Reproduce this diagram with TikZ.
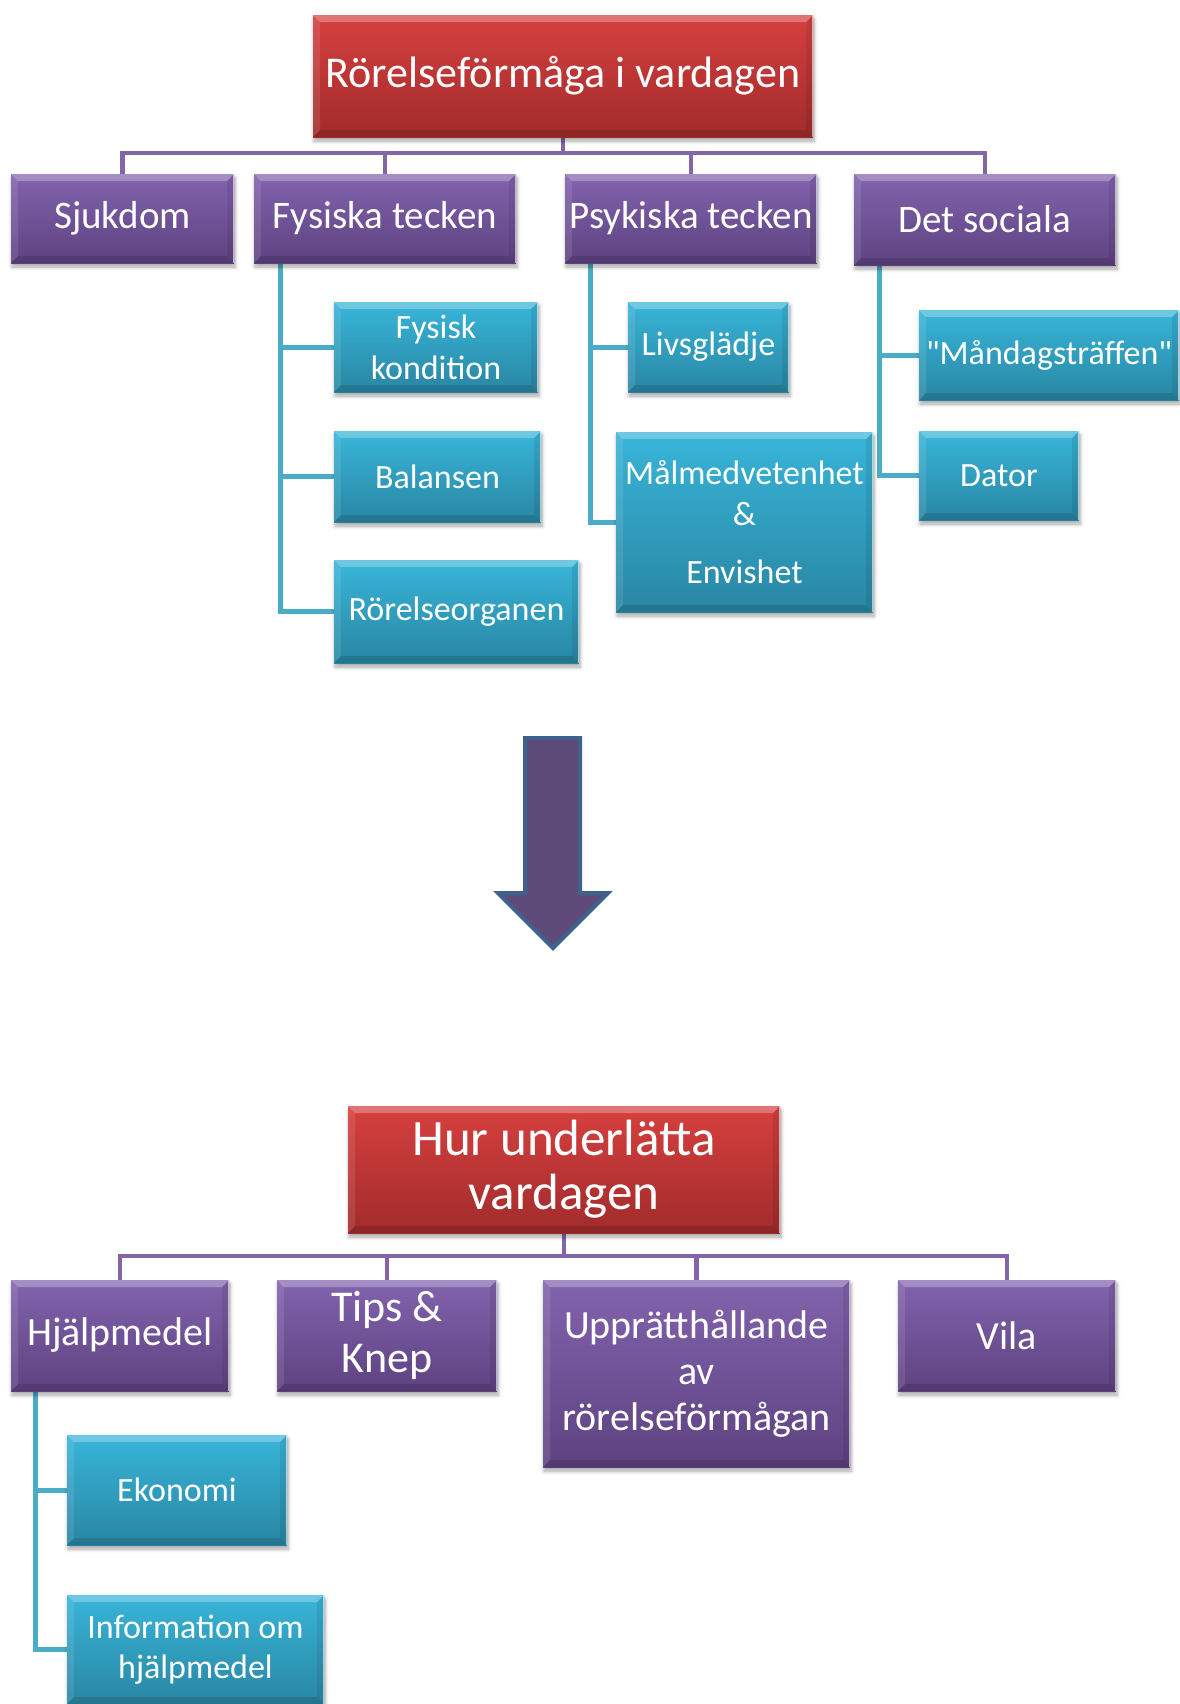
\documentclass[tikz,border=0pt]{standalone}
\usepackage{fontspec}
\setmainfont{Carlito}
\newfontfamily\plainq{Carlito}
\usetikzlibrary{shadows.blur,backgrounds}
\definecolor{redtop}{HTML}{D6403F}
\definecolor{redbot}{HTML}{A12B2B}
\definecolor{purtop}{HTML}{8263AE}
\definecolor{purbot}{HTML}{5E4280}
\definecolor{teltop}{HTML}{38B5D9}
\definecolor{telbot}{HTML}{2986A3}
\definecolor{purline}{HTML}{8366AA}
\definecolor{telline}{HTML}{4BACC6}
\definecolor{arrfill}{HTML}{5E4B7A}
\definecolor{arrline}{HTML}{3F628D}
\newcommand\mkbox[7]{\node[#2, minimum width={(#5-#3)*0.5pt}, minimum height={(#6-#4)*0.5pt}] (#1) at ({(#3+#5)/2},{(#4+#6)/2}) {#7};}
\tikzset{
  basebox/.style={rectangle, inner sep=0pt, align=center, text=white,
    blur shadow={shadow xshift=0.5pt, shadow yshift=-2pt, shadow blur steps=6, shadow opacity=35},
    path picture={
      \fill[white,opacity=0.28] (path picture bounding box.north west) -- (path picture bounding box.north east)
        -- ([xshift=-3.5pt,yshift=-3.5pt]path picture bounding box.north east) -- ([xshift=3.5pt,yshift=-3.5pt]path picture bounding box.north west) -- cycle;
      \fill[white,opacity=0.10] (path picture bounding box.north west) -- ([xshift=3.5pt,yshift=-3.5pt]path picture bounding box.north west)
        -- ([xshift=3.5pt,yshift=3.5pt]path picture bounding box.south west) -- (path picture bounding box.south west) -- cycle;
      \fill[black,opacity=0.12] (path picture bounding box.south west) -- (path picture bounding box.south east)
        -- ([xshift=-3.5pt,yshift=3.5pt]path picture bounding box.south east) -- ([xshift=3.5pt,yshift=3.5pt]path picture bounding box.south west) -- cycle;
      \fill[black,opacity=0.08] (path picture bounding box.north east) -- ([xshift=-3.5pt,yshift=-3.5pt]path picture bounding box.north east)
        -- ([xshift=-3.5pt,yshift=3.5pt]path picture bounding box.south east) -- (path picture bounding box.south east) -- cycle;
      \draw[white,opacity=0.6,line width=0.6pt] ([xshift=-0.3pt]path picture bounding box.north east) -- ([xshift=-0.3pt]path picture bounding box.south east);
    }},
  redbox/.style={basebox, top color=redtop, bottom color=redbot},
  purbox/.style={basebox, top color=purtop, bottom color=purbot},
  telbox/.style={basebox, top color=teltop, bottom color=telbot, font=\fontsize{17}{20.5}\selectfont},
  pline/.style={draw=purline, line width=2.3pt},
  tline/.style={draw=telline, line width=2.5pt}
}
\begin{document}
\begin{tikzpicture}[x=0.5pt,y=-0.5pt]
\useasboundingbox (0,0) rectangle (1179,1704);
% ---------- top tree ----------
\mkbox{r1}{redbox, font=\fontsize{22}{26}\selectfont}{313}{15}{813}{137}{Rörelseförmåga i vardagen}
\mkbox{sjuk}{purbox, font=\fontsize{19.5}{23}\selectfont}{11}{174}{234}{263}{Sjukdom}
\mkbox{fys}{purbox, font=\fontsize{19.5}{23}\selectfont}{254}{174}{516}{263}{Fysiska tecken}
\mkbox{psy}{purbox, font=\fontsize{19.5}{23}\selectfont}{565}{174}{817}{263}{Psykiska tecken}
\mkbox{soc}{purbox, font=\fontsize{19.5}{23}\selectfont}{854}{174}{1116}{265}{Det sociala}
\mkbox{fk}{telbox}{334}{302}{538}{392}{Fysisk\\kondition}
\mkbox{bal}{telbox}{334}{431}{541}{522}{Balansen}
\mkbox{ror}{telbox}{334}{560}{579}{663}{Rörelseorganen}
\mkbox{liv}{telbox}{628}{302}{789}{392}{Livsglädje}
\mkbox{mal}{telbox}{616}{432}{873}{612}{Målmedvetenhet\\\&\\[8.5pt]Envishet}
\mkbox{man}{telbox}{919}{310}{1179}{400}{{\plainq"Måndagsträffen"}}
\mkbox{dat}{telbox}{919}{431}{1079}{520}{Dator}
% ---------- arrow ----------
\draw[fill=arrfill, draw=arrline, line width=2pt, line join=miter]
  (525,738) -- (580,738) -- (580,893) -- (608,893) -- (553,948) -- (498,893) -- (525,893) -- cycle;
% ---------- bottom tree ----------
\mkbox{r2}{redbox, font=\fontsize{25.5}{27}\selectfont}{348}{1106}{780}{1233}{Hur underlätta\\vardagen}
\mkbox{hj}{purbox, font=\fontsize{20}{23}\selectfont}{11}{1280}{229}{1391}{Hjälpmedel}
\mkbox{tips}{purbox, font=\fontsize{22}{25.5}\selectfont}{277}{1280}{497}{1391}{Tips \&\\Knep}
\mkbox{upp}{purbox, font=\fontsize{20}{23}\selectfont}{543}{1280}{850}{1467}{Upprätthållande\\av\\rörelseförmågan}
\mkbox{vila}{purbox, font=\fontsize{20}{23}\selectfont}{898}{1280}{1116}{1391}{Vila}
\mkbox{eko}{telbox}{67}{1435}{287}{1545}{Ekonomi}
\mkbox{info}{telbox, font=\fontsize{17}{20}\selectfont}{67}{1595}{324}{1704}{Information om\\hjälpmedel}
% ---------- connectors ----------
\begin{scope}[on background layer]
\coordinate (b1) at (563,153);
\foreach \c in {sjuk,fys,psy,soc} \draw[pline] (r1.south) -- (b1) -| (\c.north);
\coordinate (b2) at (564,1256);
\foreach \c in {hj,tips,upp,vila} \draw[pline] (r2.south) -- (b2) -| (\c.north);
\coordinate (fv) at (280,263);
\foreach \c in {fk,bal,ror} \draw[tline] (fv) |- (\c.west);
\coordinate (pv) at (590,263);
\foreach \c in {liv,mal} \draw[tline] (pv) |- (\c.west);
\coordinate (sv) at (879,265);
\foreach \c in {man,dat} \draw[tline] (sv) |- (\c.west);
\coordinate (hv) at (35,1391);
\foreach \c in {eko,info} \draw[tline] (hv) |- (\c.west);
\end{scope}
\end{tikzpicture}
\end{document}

==================================================

◆ **PROBLEM DESCRIPTION**
Each line of the data is to be duplicated exactly; pictures stay out of the copy.

◆ **REPLY**
Reproduce this diagram with TikZ.
\documentclass[tikz,border=0pt]{standalone}
\usepackage{fontspec}
\setmainfont{Carlito}
\newfontfamily\plainq{Carlito}
\usetikzlibrary{shadows.blur,backgrounds}
\definecolor{redtop}{HTML}{D6403F}
\definecolor{redbot}{HTML}{A12B2B}
\definecolor{purtop}{HTML}{8263AE}
\definecolor{purbot}{HTML}{5E4280}
\definecolor{teltop}{HTML}{38B5D9}
\definecolor{telbot}{HTML}{2986A3}
\definecolor{purline}{HTML}{8366AA}
\definecolor{telline}{HTML}{4BACC6}
\definecolor{arrfill}{HTML}{5E4B7A}
\definecolor{arrline}{HTML}{3F628D}
\newcommand\mkbox[7]{\node[#2, minimum width={(#5-#3)*0.5pt}, minimum height={(#6-#4)*0.5pt}] (#1) at ({(#3+#5)/2},{(#4+#6)/2}) {#7};}
\tikzset{
  basebox/.style={rectangle, inner sep=0pt, align=center, text=white,
    blur shadow={shadow xshift=0.5pt, shadow yshift=-2pt, shadow blur steps=6, shadow opacity=35},
    path picture={
      \fill[white,opacity=0.28] (path picture bounding box.north west) -- (path picture bounding box.north east)
        -- ([xshift=-3.5pt,yshift=-3.5pt]path picture bounding box.north east) -- ([xshift=3.5pt,yshift=-3.5pt]path picture bounding box.north west) -- cycle;
      \fill[white,opacity=0.10] (path picture bounding box.north west) -- ([xshift=3.5pt,yshift=-3.5pt]path picture bounding box.north west)
        -- ([xshift=3.5pt,yshift=3.5pt]path picture bounding box.south west) -- (path picture bounding box.south west) -- cycle;
      \fill[black,opacity=0.12] (path picture bounding box.south west) -- (path picture bounding box.south east)
        -- ([xshift=-3.5pt,yshift=3.5pt]path picture bounding box.south east) -- ([xshift=3.5pt,yshift=3.5pt]path picture bounding box.south west) -- cycle;
      \fill[black,opacity=0.08] (path picture bounding box.north east) -- ([xshift=-3.5pt,yshift=-3.5pt]path picture bounding box.north east)
        -- ([xshift=-3.5pt,yshift=3.5pt]path picture bounding box.south east) -- (path picture bounding box.south east) -- cycle;
      \draw[white,opacity=0.6,line width=0.6pt] ([xshift=-0.3pt]path picture bounding box.north east) -- ([xshift=-0.3pt]path picture bounding box.south east);
    }},
  redbox/.style={basebox, top color=redtop, bottom color=redbot},
  purbox/.style={basebox, top color=purtop, bottom color=purbot},
  telbox/.style={basebox, top color=teltop, bottom color=telbot, font=\fontsize{17}{20.5}\selectfont},
  pline/.style={draw=purline, line width=2.3pt},
  tline/.style={draw=telline, line width=2.5pt}
}
\begin{document}
\begin{tikzpicture}[x=0.5pt,y=-0.5pt]
\useasboundingbox (0,0) rectangle (1179,1704);
% ---------- top tree ----------
\mkbox{r1}{redbox, font=\fontsize{22}{26}\selectfont}{313}{15}{813}{137}{Rörelseförmåga i vardagen}
\mkbox{sjuk}{purbox, font=\fontsize{19.5}{23}\selectfont}{11}{174}{234}{263}{Sjukdom}
\mkbox{fys}{purbox, font=\fontsize{19.5}{23}\selectfont}{254}{174}{516}{263}{Fysiska tecken}
\mkbox{psy}{purbox, font=\fontsize{19.5}{23}\selectfont}{565}{174}{817}{263}{Psykiska tecken}
\mkbox{soc}{purbox, font=\fontsize{19.5}{23}\selectfont}{854}{174}{1116}{265}{Det sociala}
\mkbox{fk}{telbox}{334}{302}{538}{392}{Fysisk\\kondition}
\mkbox{bal}{telbox}{334}{431}{541}{522}{Balansen}
\mkbox{ror}{telbox}{334}{560}{579}{663}{Rörelseorganen}
\mkbox{liv}{telbox}{628}{302}{789}{392}{Livsglädje}
\mkbox{mal}{telbox}{616}{432}{873}{612}{Målmedvetenhet\\\&\\[8.5pt]Envishet}
\mkbox{man}{telbox}{919}{310}{1179}{400}{{\plainq"Måndagsträffen"}}
\mkbox{dat}{telbox}{919}{431}{1079}{520}{Dator}
% ---------- arrow ----------
\draw[fill=arrfill, draw=arrline, line width=2pt, line join=miter]
  (525,738) -- (580,738) -- (580,893) -- (608,893) -- (553,948) -- (498,893) -- (525,893) -- cycle;
% ---------- bottom tree ----------
\mkbox{r2}{redbox, font=\fontsize{25.5}{27}\selectfont}{348}{1106}{780}{1233}{Hur underlätta\\vardagen}
\mkbox{hj}{purbox, font=\fontsize{20}{23}\selectfont}{11}{1280}{229}{1391}{Hjälpmedel}
\mkbox{tips}{purbox, font=\fontsize{22}{25.5}\selectfont}{277}{1280}{497}{1391}{Tips \&\\Knep}
\mkbox{upp}{purbox, font=\fontsize{20}{23}\selectfont}{543}{1280}{850}{1467}{Upprätthållande\\av\\rörelseförmågan}
\mkbox{vila}{purbox, font=\fontsize{20}{23}\selectfont}{898}{1280}{1116}{1391}{Vila}
\mkbox{eko}{telbox}{67}{1435}{287}{1545}{Ekonomi}
\mkbox{info}{telbox, font=\fontsize{17}{20}\selectfont}{67}{1595}{324}{1704}{Information om\\hjälpmedel}
% ---------- connectors ----------
\begin{scope}[on background layer]
\coordinate (b1) at (563,153);
\foreach \c in {sjuk,fys,psy,soc} \draw[pline] (r1.south) -- (b1) -| (\c.north);
\coordinate (b2) at (564,1256);
\foreach \c in {hj,tips,upp,vila} \draw[pline] (r2.south) -- (b2) -| (\c.north);
\coordinate (fv) at (280,263);
\foreach \c in {fk,bal,ror} \draw[tline] (fv) |- (\c.west);
\coordinate (pv) at (590,263);
\foreach \c in {liv,mal} \draw[tline] (pv) |- (\c.west);
\coordinate (sv) at (879,265);
\foreach \c in {man,dat} \draw[tline] (sv) |- (\c.west);
\coordinate (hv) at (35,1391);
\foreach \c in {eko,info} \draw[tline] (hv) |- (\c.west);
\end{scope}
\end{tikzpicture}
\end{document}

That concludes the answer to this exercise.